Thursday, October 15, 2009
Week 18: Season's Endings
It's been a corny summer. Good thing we're a corny family.
October 9 was our last pickup of the season: corn, apples, carrots, eggplant, parsnips, and peppers. I'm going to have to buy my Swiss chard at the supermarket or greengrocer now.
Way back in June, it wasn't clear we'd see anything this summer but lettuce, radishes, and leafy green vegetables. But here are some totals from the season:
- 116 ears of corn
- 51 peppers, about evenly split between sweet bell peppers and hot varieties
- 44 tomatoes (that was a surprise!)
- 28 apples
- 27 cucumbers
- 18 eggplant
- 18 heads of lettuce (14 of them in the first three weeks of the season)
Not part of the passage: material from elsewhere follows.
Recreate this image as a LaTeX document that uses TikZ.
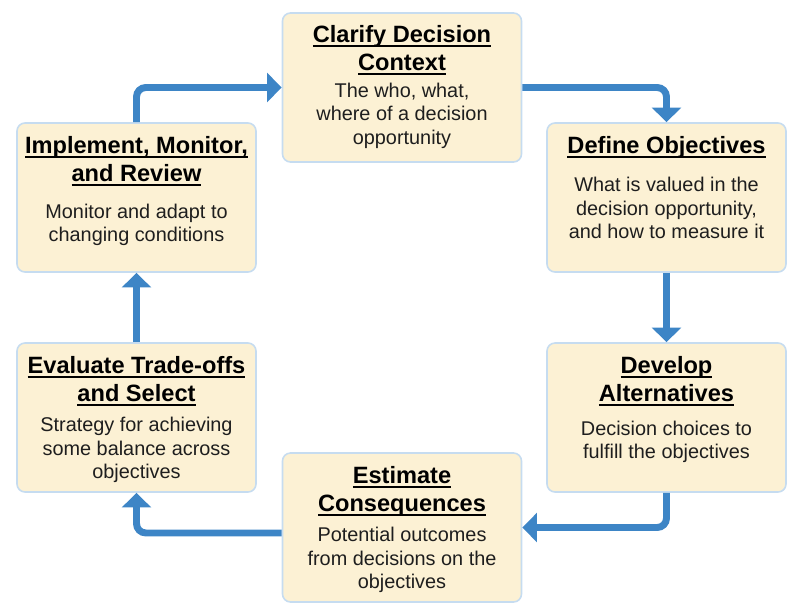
\documentclass[tikz,border=0pt]{standalone}
\usepackage{fontspec}
\setmainfont{Liberation Sans}
\usetikzlibrary{arrows.meta}
\definecolor{boxfill}{HTML}{FCF1D4}
\definecolor{boxline}{HTML}{C6DCF0}
\definecolor{flow}{HTML}{3D85C6}
\definecolor{bodytext}{HTML}{1E1E1E}
\newsavebox\ulbox
\newcommand\ulline[1]{\sbox\ulbox{#1}\rlap{\rule[-3.3pt]{\wd\ulbox}{1.5pt}}\usebox\ulbox}
\newcommand\fs{\rule{0pt}{15pt}}
\tikzset{
  stepbox/.style={draw=boxline, line width=1.2pt, fill=boxfill, rounded corners=6pt,
    minimum width=179.25pt, minimum height=111.75pt, inner sep=0pt},
  ttl/.style={anchor=north, inner sep=0pt, align=center,
    font=\bfseries\fontsize{17.7}{20.8}\selectfont},
  txt/.style={anchor=north, inner sep=0pt, align=center,
    font=\fontsize{14.9}{17.5}\selectfont, text=bodytext},
  flowline/.style={draw=flow, line width=5.2pt, rounded corners=7pt,
    -{Triangle[length=11pt,width=21.5pt]}},
}
\begin{document}
\begin{tikzpicture}[x=0.75pt,y=-0.75pt]
\useasboundingbox (0,0) rectangle (802,612);
% boxes
\node[stepbox] (clar) at (402,87.5) {};
\node[stepbox] (def)  at (666.5,197.5) {};
\node[stepbox] (dev)  at (666.5,417.5) {};
\node[stepbox] (est)  at (402,527.5) {};
\node[stepbox] (eval) at (136.5,417.5) {};
\node[stepbox] (impl) at (136.5,197.5) {};
% titles
\node[ttl] (clart) at (402,22.3) {\fs\ulline{Clarify Decision}\\\ulline{Context}};
\node[ttl] (deft)  at (666.5,133.3) {\fs\ulline{Define Objectives}};
\node[ttl] (devt)  at (666.5,353.3) {\fs\ulline{Develop}\\\ulline{Alternatives}};
\node[ttl] (estt)  at (402,463.3) {\fs\ulline{Estimate}\\\ulline{Consequences}};
\node[ttl] (evalt) at (136.5,353.3) {\fs\ulline{Evaluate Trade-offs}\\\ulline{and Select}};
\node[ttl] (implt) at (136.5,133.3) {\fs\ulline{Implement, Monitor,}\\\ulline{and Review}};
% bodies
\node[txt] (clarb) at (402,77.3) {\fs The who, what,\\where of a decision\\opportunity};
\node[txt] (defb)  at (666.5,171.7) {\fs What is valued in the\\decision opportunity,\\and how to measure it};
\node[txt] (devb)  at (666.5,415) {\fs Decision choices to\\fulfill the objectives};
\node[txt] (estb)  at (402,521.7) {\fs Potential outcomes\\from decisions on the\\objectives};
\node[txt] (evalb) at (136.5,411.7) {\fs Strategy for achieving\\some balance across\\objectives};
\node[txt] (implb) at (136.5,198.3) {\fs Monitor and adapt to\\changing conditions};
% connectors
\draw[flowline] (impl.north) |- (clar.west);
\draw[flowline] (clar.east) -| (def.north);
\draw[flowline] (def.south) -- (dev.north);
\draw[flowline] (dev.south) |- (est.east);
\draw[flowline] ([yshift=-4.1pt]est.west) -| (eval.south);
\draw[flowline] (eval.north) -- (impl.south);
\end{tikzpicture}
\end{document}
- 11 summer squash and zucchini, combined
- 2 winter squash
- and ... 4 bunches of Swiss chard.
It was nice enough last Sunday to grill the fresh corn and eat it outside -- probably our last picnic until spring. I saved the kernels from two of the grilled ears for a pot of vegetarian chili.
The eggplant and some of the peppers went into a stir fry, my go-to plan for when I need a quick dinner. (Recipe posted here.)
The rest of the week has been dominated by apples. Caboodle and The Programmer picked a half-peck together a couple of weeks ago. Add to that the apples coming steadily from the CSA (six in this final week), and the full peck that Caboodle picked during a youth group outing on Columbus Day. I've resorted to making applesauce -- the first recipe I learned in junior high Home Ec.! I guess that course was worthwhile after all.